# Clutch removal??? on Vermeer SC 252 Stump Grinder



## bluzey (Dec 22, 2011)

I have a Vermeer SC252 stump grinder and wondering if anyone can give me some tips on removing the 12 volt clutch. I am replacing the engine and got stumped (pardon the pun) on the clutch removal. Looks like the clutch and pulley have to come off at the same time? Is there a special wheel puller just for this clutch removal. Any tips would be greatly appreciated.
Thanks,
Bluzey


----------



## Plyscamp (Dec 23, 2011)

Once the bolt and washer are removed from the end of crankshaft, the clutch just slides of the crankshaft.

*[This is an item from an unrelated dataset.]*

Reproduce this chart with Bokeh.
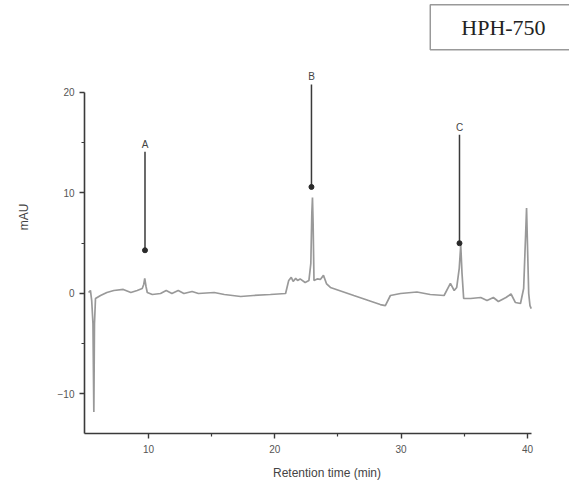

If it is stuck and does not want to move use a three jaw automotive Puller to pull it off the crankshaft. When you reinstall the clutch use a product called Anti Sieze to permanantly lubricate the shaft and interior diameter of the clutch so it will come of easy next time.


----------



## bluzey (Dec 23, 2011)

Plyscamp said:


> Once the bolt and washer are removed from the end of crankshaft, the clutch just slides of the crankshaft. If it is stuck and does not want to move use a three jaw automotive Puller to pull it off the crankshaft. When you reinstall the clutch use a product called Anti Sieze to permanantly lubricate the shaft and interior diameter of the clutch so it will come of easy next time.




Thanks for your reply... I already tried the puller and it seems like the clutch is pulling away from the pulley behind it. The pulley appears to be connected to the clutch by three metal tabs and was wondering if I am going to damage the clutch assembly if I keep pulling the clutch from the pulley. The pulley is not moving but the clutch is. It is stiff coming off and a hard pull. Does that sound right or should I just keep pulling the clutch while the pulley stays behind. Cant afford to buy another clutch when this one is working just fine. Should the clutch come off without the pulley or is the clutch and pulley one piece?


----------



## ponyexpress976 (Dec 23, 2011)

bluzey said:


> Thanks for your reply... I already tried the puller and it seems like the clutch is pulling away from the pulley behind it. The pulley appears to be connected to the clutch by three metal tabs and was wondering if I am going to damage the clutch assembly if I keep pulling the clutch from the pulley. The pulley is not moving but the clutch is. It is stiff coming off and a hard pull. Does that sound right or should I just keep pulling the clutch while the pulley stays behind. Cant afford to buy another clutch when this one is working just fine. Should the clutch come off without the pulley or is the clutch and pulley one piece?



If it's anything like the clutc/pulley from my rayco, the whole thing needs to come off all at once. Give it a SMALL squirt of penetrating oil around the shaft...dont go all postal and get it in the works of the clutch. wait 10 minutes and a few light taps with a deadblow, squirt it again and it should come off.


----------



## bluzey (Dec 23, 2011)

ponyexpress976 said:


> If it's anything like the clutc/pulley from my rayco, the whole thing needs to come off all at once. Give it a SMALL squirt of penetrating oil around the shaft...dont go all postal and get it in the works of the clutch. wait 10 minutes and a few light taps with a deadblow, squirt it again and it should come off.



thanks again for the reply and yes...I have some aircraft grade penetrating oil and used it around the shaft where I could. If at worst I will have to just keep pulling and see what happens? Would be nice if there was a puller to fit around the clutch and grab the pulley instead of pulling on the clutch.


----------



## Plyscamp (Dec 24, 2011)

The pulley that drives the hydraulic pump is not connected to the clutch. It comes of seperatly.


----------



## bluzey (Dec 24, 2011)

Plyscamp said:


> The pulley that drives the hydraulic pump is not connected to the clutch. It comes of seperatly.



That's right Plyscamp. That hydraulic belt pulley fell right off. The pulley in question is behind the clutch and from what I can tell it must come off with the clutch. Just finding a puller that will reach around the clutch and grab the pulley is the hard part.


----------



## pacific stumper (Mar 4, 2012)

*belt tension*



Plyscamp said:


> The pulley that drives the hydraulic pump is not connected to the clutch. It comes of seperatly.



you sound like the guy to ask

how tight should that belt be,,,,,,,, and is it the engine slide that tensions it.


thanks for the input 


Rich


----------



## paccity (Mar 4, 2012)

bluzey' what state are you from? if it's oregon. pm me.


----------



## VA-Sawyer (Mar 6, 2012)

bluzey said:


> I have some aircraft grade penetrating oil and used it around the shaft where I could.



Would that be Mouse Milk ?


----------



## derby66 (May 5, 2012)

*torque setting*

anyone happen to have the torque setting for the bolt that holds the clutch on,222


----------